This morning our alarm went off really early for some reason, and I woke up with a headache, and couldn't go back to sleep, and then it was cold in the apartment, so I turned up the heaters, added an extra blanket, and then...finally went back to sleep. With no alarm--well, it sounds like an excuse--we slept way in, so we got a very late start, and as we were standing at the bus stop in the pouring rain, realizing that we would get there in time to see one and a half children, we decided to try for an early start tomorrow, and go exploring today instead.
I got asked for directions again (what is up with that?) and then we hopped a bus to try to go to the Ashan (which is apparently their version of Walmart here.) A young mother with a passel of kids shyly struck up a conversation with us, and we had an enjoyable chat, as her english was pretty darn good. Most of the younger people have studied english in school, even though they may be reluctant to even try to talk with us. She wasn't reluctant at all, and asked us about ourselves. We told her about adopting 3 children with Down syndrome. She said she was very glad, because, "in our country, those poor children have no one who cares about them." She and another man on the bus gave us directions on how to get across the highway to the shopping center, by taking the pedestrian bridge up and over.
I took these pictures of the Ashan, and its neighbor across the way, the Epicenter, which is something of a Lowe's and Home Depot, with motorcycles and a restaurant thrown in. Unfortunately, there was a stern sign at the doorway prohibiting dogs, skateboards, alcohol, and cameras! Bummer! I've been wanting to take more pictures, but as everyone stares at us, it makes me more hesitant, rather than just figuring-- Oh well! They're staring at us anyway! Looking at the Ashan's giant sign, David said, "Even I can figure out that that says 'supermarket.'" I think it actually says, "gippermarket," or "geepermarket," but someone can correct me if I'm wrong.
Speaking of appliances, they had a wide selection of small kitchen appliances. Interesting, because there were lots of those smoothie makers that look like a cordless screwdriver, that you stand in the glass, and whiz up the ingredients. Those didn't really take off in America. Also, lots of stand-mixers with really flimsy plastic bowls. I wasn't too sure how well those would stand up to a batch of cookie dough. Lots of food dryers (we thought) that were labeled in english as steamers. They looked for all the world like food dehydrators, but what do we know? Some bread makers, a waffle iron or two, and lots of toasters (no surprise, considering how great their breads are.) The big surprise--meat grinders, lots and lots of them! Apparently, no kitchen is complete without its own meat grinder. Missing in action? Crockpots--here in the land of soups! Why not? I would be crock-potting that borscht, if I lived here!

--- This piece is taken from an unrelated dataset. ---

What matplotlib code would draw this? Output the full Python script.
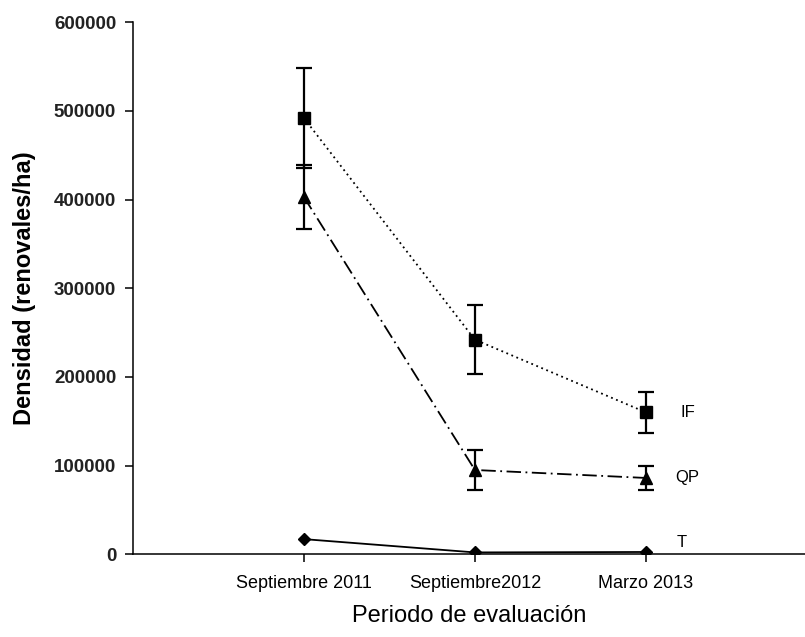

Okay, here's something we did decide to buy. A teeny-tiny coffee pot. I've seen these in the european decorating books, and every picturesque kitchen has a tiny coffee pot on the stove. I really wanted the classic plain galvanized-looking metal one, from the pictures, but the insides were aluminum, so we went with the stainless steel and porcelain one. There's only so much instant coffee one can drink, and we finally broke. This is a tea-drinking nation, and they do drink some coffee, but they do it their way. Lots of instant coffee, and a few coffee houses here and there. We tried a coffee house the first week, but were pretty disappointed, and overcharged, and haven't tried one again.